HS: The biggest challenge for me was substituting the VR components while filming in real life. I remember this brilliant moment Ben and I were trying to figure out and it was really hard. Asha’s made of virtual intelligence – she’s not actually flesh and blood – and in one of the episodes, someone walks through her because they can’t see her. I had to create that illusion in some way as an actor. Asha can see them and feel them walking through her and it pisses her off. I had to try and recreate that and it was really tricky because it’s all in your imagination.
Will Halcyon lead to a new trend of VR projects?
SG: I want to experiment and try things that haven’t been done before. A lot of people are looking for answers, and there seem to be two types of answers: one that’s like it’s the Wild West – try everything, which I don’t feel is helpful for people that are trying to get into VR – but then there’s also the people who say you can’t do this or you can’t do that, and I think that’s too limiting. Ben and I are still discovering and we’re all trying to find our way. We’ve made some excellent headway into what VR storytelling is, but everyone still has a long way to go and I’m super excited about this medium.
What is the future of VR?
BA: This is the future. What we’re doing now with headsets strapped to our faces and avatars where we can hear each other but we can’t read non-verbal cues, this isn’t necessarily the future, but it points towards it. I have a full belief in the idea that interactive narratives are going to be the hot shit within the decade. Is this going to be the big Avatar moment that opens the gates, is this The Jazz Singer? No, probably not – but it’s a really important first exploratory step that’s exciting. It’s uncharted territory. The thing that I’m most excited about right now is not necessarily that audiences are going to start flooding into VR, it’s that young storytellers and creators are going to get inspired to take that first step on their own and make something totally new that we couldn’t have predicted.

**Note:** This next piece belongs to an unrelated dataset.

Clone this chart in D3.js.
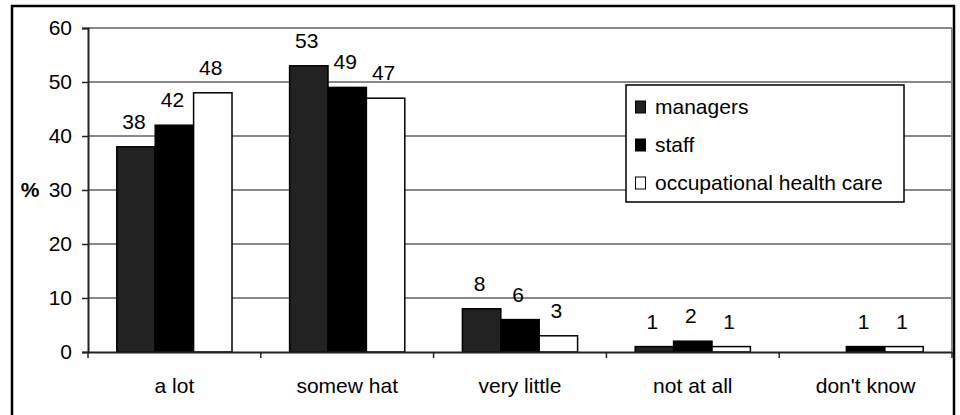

That’s what’s coming next.
HS: From an acting point of view, this is the next thing in terms of bridging the gap between performers and audiences and bringing the audience closer to the action, closer to the narrative, closer to the story, closer to the actors. It’s a really interesting medium for actors to work with. It stretches our definition of ‘performance’ and what that means, what you can do with that and how much further you can go into it. For young actors, it’s exciting and is something so worth exploring. Having watched some of it, it’s really cool.